Hommage à Robert Badinter

Mardi 13 février

Hémicycle de l'Assemblée nationale

Mesdames et messieurs les membres du Gouvernement,

Mesdames et messieurs les députés,

Dans cet hémicycle où retentit sa voix, en une séance inoubliable de septembre 1981, c’est avec une profonde tristesse, et une indicible émotion, que je veux évoquer devant vous la mémoire du grand républicain qui vient de nous quitter.

Robert Badinter, pourtant, semblait immortel. 

Depuis plus d’un demi-siècle nous l’avons vu agir, inlassablement : l’avocat pénaliste, le conseiller très écouté  de François Mitterrand, le garde des Sceaux portant l’art oratoire à son degré suprême, mais aussi le président du Conseil constitutionnel, le sénateur et le président d’honneur du mouvement pour l’abolition universelle de la peine de mort. 

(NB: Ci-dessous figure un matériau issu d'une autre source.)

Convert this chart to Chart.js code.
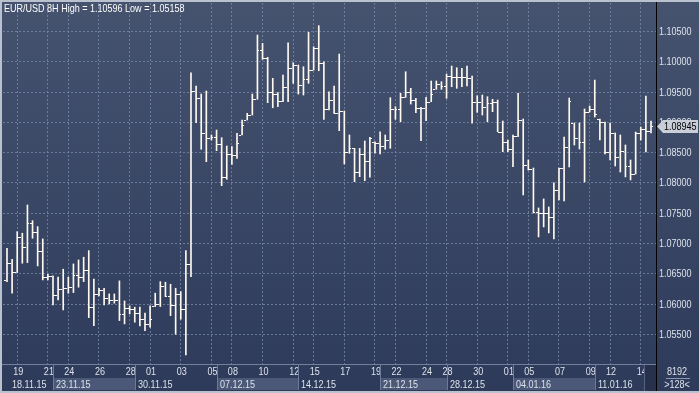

Sa force de conviction, son engagement, son sens aigu de la justice et du droit, vous les connaissez ; avec finesse, élégance, il les incarnait à la manière d’un sage, fidèle aux principes, indifférent aux outrages.

Homme de culture, amoureux des livres et des anciens manuscrits, Robert Badinter puisait dans l’Histoire les modèles exigeants qu’il se donnait. De Victor Hugo, il aimait à citer cette phrase : « Le droit qu’on ne peut retirer à personne, c’est le droit de devenir meilleur. » Aussi considérait-il, avec Hugo, la peine de mort comme « le signe spécial et éternel de la barbarie ». 

Lui qui ne voulait plus d’une « justice qui tue » s’illustra aussi par d’autres avancées, comme la fin des juridictions d’exception, l’abrogation de la loi de 1942 qui discriminait l’homosexualité, le régime indemnitaire des victimes d'accidents de la route, ou encore l’ouverture de recours individuels devant la Cour européenne des droits de l’Homme. Dans tous ses combats, le souci d’une pleine justice orientait et déterminait l’action publique.

Humaniste avec Hugo, il était socialiste à la façon de Jaurès qui disait : « La République a vaincu parce qu’elle est dans la direction des hauteurs, et que l’homme ne peut s’élever sans monter vers elle. […] Ceux qui, depuis un siècle, ont mis très haut leur idéal ont été justifiés par l’Histoire. »

Oui, Robert Badinter allait à l’idéal par les chemins de crête. Enfant de la République, dont la famille avait fui la Bessarabie et ses persécutions, il savait la puissance émancipatrice de l’universalisme républicain et, à son tour, l’a fait vivre. À nous de continuer son œuvre, à nous de suivre son magnifique exemple.

Hugo, Jaurès, l’attendent aujourd’hui au temple des grands hommes, ce Panthéon où, je le souhaite, Robert Badinter les rejoindra un jour.

À son épouse Élisabeth, à ses enfants, à ses amis et à ses proches, au nom de la représentation nationale et en mon nom personnel, j’adresse nos condoléances attristées. 

Mesdames et messieurs les membres du Gouvernement, mesdames et messieurs les députés, en mémoire de Robert Badinter et en son hommage, je vous demande de bien vouloir observer une minute de silence.